The layout of the villa celebrated spending time outside; the outdoors merged seamlessly with the indoors, creating a sense of infinity and freedom throughout the space. Stairs led upstairs to a gratuitous roof-terrace and relaxation area, perfect for morning yoga, afternoon cocktails or a barbecue (so says Salas, practising his upsell).

Walking through each door is a journey in itself; from the open pool courtyard, a second set of bay doors led into air-conditioned bliss: an intimate bedroom and lounge area. More double doors showcased a hideaway garden and secret corridor that led to a sumptuous, enclosed bathroom and walk-in wardrobe; which in turn opened up to yet another outdoor space in which the centrepiece is a stone bathtub, completely open to the elements.

Throughout the villa, there’s every imaginable perk – tailored bed linen, tempting kitchenette, bluetooth speakers (including one actually in the showerhead), delightfully fragrant amenities, curated art and the very best in hand-made fixtures and fittings. We were blown away.

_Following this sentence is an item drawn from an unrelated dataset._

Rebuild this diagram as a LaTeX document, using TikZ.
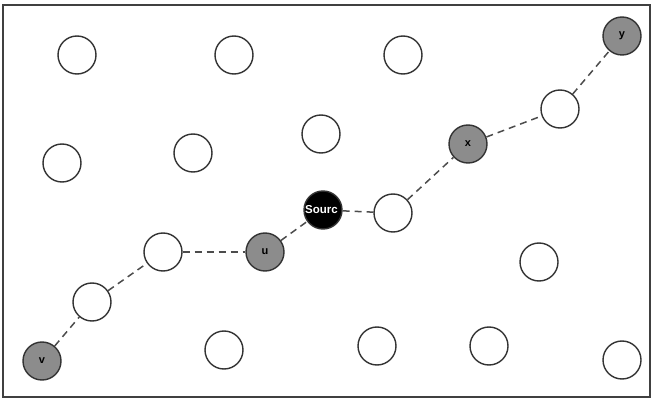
\documentclass[tikz,border=0pt]{standalone}
\usepackage{fontspec}
\setmainfont{Liberation Sans}
\begin{document}
\begin{tikzpicture}[x=1pt,y=-1pt,
  nd/.style={circle,draw=black!80,line width=1.4pt,minimum size=38pt,inner sep=0pt,fill=white,font=\bfseries\fontsize{11}{11}\selectfont},
  gnd/.style={nd,fill=black!45},
  snd/.style={nd,fill=black,text=white},
  link/.style={draw=black!70,line width=1.5pt,dash pattern=on 7pt off 5pt}]
\useasboundingbox (0,0) rectangle (654,401);
\draw[line width=2pt,draw=black!75] (3,5) rectangle (650,397);
% plain nodes
\node[nd] (a1) at (77,55) {};
\node[nd] (a2) at (234,55) {};
\node[nd] (a3) at (403,55) {};
\node[nd] (b1) at (62,163) {};
\node[nd] (b2) at (193,153) {};
\node[nd] (b3) at (321,134) {};
\node[nd] (w5) at (560,109) {};
\node[nd] (w4) at (393,213) {};
\node[nd] (w2) at (163,252) {};
\node[nd] (c1) at (539,262) {};
\node[nd] (w1) at (92,302) {};
\node[nd] (d1) at (224,350) {};
\node[nd] (d2) at (377,346) {};
\node[nd] (d3) at (489,346) {};
\node[nd] (d4) at (622,360) {};
% special nodes
\node[gnd] (y) at (622,36) {y};
\node[gnd] (x) at (468,144) {x};
\node[gnd] (u) at (265,252) {u};
\node[gnd] (v) at (42,361) {v};
\node[snd] (s) at (323,210) {};
% links
\draw[link] (v) -- (w1);
\draw[link] (w1) -- (w2);
\draw[link] (w2) -- (u);
\draw[link] (u) -- (s);
\draw[link] (s) -- (w4);
\draw[link] (w4) -- (x);
\draw[link] (x) -- (w5);
\draw[link] (w5) -- (y);
\node[font=\bfseries\fontsize{11.5}{11.5}\selectfont,text=white,inner sep=0pt,anchor=west] (st) at (305,210) {Sourc};
\end{tikzpicture}
\end{document}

One feature we mustn’t forget to tell you about is a giant, contemporary fresco of the billowing robes of Jayavarman VII, the Khmer king who commissioned the most beautiful temples in neighbouring Angkor. It takes up the entire length of the wall separating each villa. We wonder if this is the equivalent to an artist’s signature; perhaps Bensley sees himself as today’s literal and social architect. In any case, like Jayavarman, he has created a masterpiece.

Let’s go outside

When you stay in a place like this, it is easy to understand why people won’t want to leave the splendours of their villas or suites. However, besides the collection’s ‘Butler’s Lounge’, the Bensley villas share their food, beverage and other communal facilities with the rest of the resort, which in our humble opinion is a real oversight. The Bensley Collection is a very special, intimate experience shared only by a privileged few and there was a mismatch in our expectations when we had to engage with the rest of the Shinta Mani Resort.

Don’t get us wrong, it’s so much of a first-world problem; there’s absolutely nothing amiss with the Shinta Mani Angkor, per se, but there are subtle differences between the experiences – primarily in service. We felt that the main resort staff, while friendly, had a somewhat laissez-faire attitude in comparison. While service was satisfactory, it just wasn’t on par with the Bensley Collection. Also, there was no step-up in food and beverage for Collection guests. To use a travel analogy, it was like paying for and having a first-class seat on a plane, but when it came to mealtimes, being asked to eat in premium economy.

The main resort could also do with an injection of soul. Kroya restaurant at dinnertime was inanimate and we were the only people to grace the Bensley Bar, even on Christmas day. The spaces themselves were aesthetically beautiful, but had pangs of a place that had fallen out of vogue. Our signature spa experience was not particularly memorable and us Bensleyphiles were underwhelmed by the supposedly ‘curated by Bill Bensley’ gift shop. All of this was even when Shinta Mani Angkor itself was at full occupancy, so we’re told. To be fair to them, the property’s proximity to the town centre meant that guests are easily drawn away by its delights, but the consequence is that the main resort is left feeling like somewhere you would return to just to sleep, rather than a place you’d enjoy spending time in.

However, the property is trying to create more interactive in-house activities. We took part in a fun Khmer cooking class in which a Shinta Mani chef took us out to the local market by tuk-tuk in a well presented, eye-opening, experiential and ultimately enjoyable morning. There’s nothing like the satisfaction of eating something local that you’ve actually cooked for yourself, having understood where it comes from and what it is.

We also spent some time finding out more about the fantastic work that the Shinta Mani Foundation does and how guests can get involved in the projects. You’ll be interested to know that somewhere out there in Cambodia, there is a well with our names on it.

Our hot tip for Collection guests is to arrange for breakfast to be served on-demand in villa and have your butler do drinks on the roof terrace. For dining out, the hotel has a sister restaurant in town where they can arrange dinner and charge it to your villa, although we can’t even begin to understand why anyone would want to eat Western soul food in Cambodia. Ask your butler for local recommendations, there are some fantastic places to graze in the city. Tuk-tuk journeys to and from the Collection are complimentary.

But of course, the main event for any Siem Reap visit is the ancient Kingdom of Angkor. Bensley butlers can arrange top-notch private guides (in any language and with special crowd-beating knowledge) to the UNESCO World Heritage site. We had the added benefit of Salas joining us on our journey, offering his own personal insight to the trip and never being far behind with a bottle of ice-cold water and jasmine-scented towel.